Just like a phoenix.
Just like me.
Just like every single one of you who is ready.
You Don’t Need a Holiday to Start Over
I don’t want you thinking you need a special date to change.
You don’t need:
• A birthday
• January 1
• A holiday
• A tragedy
• A rock-bottom moment
All you need is a decision.
A quiet moment where you say,
“God, I’m ready. Take me as I am.”
If you do that…
Chapter 24, 23, 22—whatever chapter you’re coming out of—will end.
And God will turn the page to your next season.

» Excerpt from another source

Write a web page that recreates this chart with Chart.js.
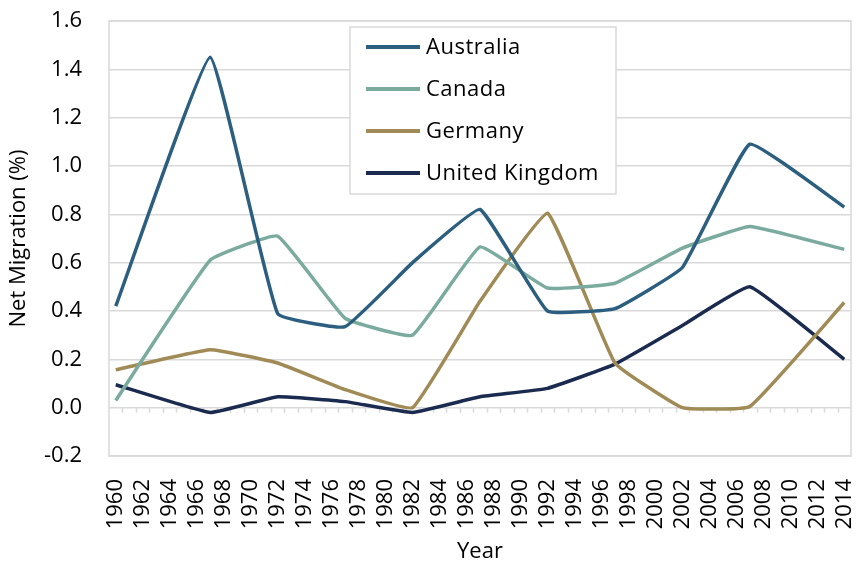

The Joy I Feel Today Is Not from Freedom—But From Surrender
Let me keep it real:
My situation hasn’t changed.
I’m still incarcerated.
I’m still away from my babies.
I’m still away from my husband.
I’m still in a place most people would crumble in.
But guess what?
My joy has changed.
My mindset has changed.
My heart beats differently.
My faith stands stronger.
My spirit is lighter.
I don’t feel trapped anymore.
I don’t feel suffocated.
I don’t feel hopeless.
Because peace is not a place—
It’s a posture.
And I’m standing in mine boldly.
If You Want a New Life, You Have to Let Your Old One Die
As I begin chapter 27, I want to leave you with this message:
Make today your new chapter.
Not tomorrow.
Not next week.
Not next month.
Not after the holiday season.
Not once life “calms down.”
Make today the day you surrender.
The day you breathe differently.
The day you walk differently.
The day you stop carrying what God said, He will handle.
The day you die to your flesh.
and rise in your spirit.
Closing Message — From My Heart to Yours
Thank you for tuning in to today’s blog.
Thank you for growing with me.
Thank you for allowing me to speak into your life even while I’m still figuring out mine.
We are evolving together.
We are healing together.
We are becoming together.
So, until next time…
Stay blessed.
Stay growing.
Stay rising.
— Phoenix Rising
Incarcerated, but not defeated.
Separated from the world, but closer to God.
Dying to my flesh but rising in my purpose.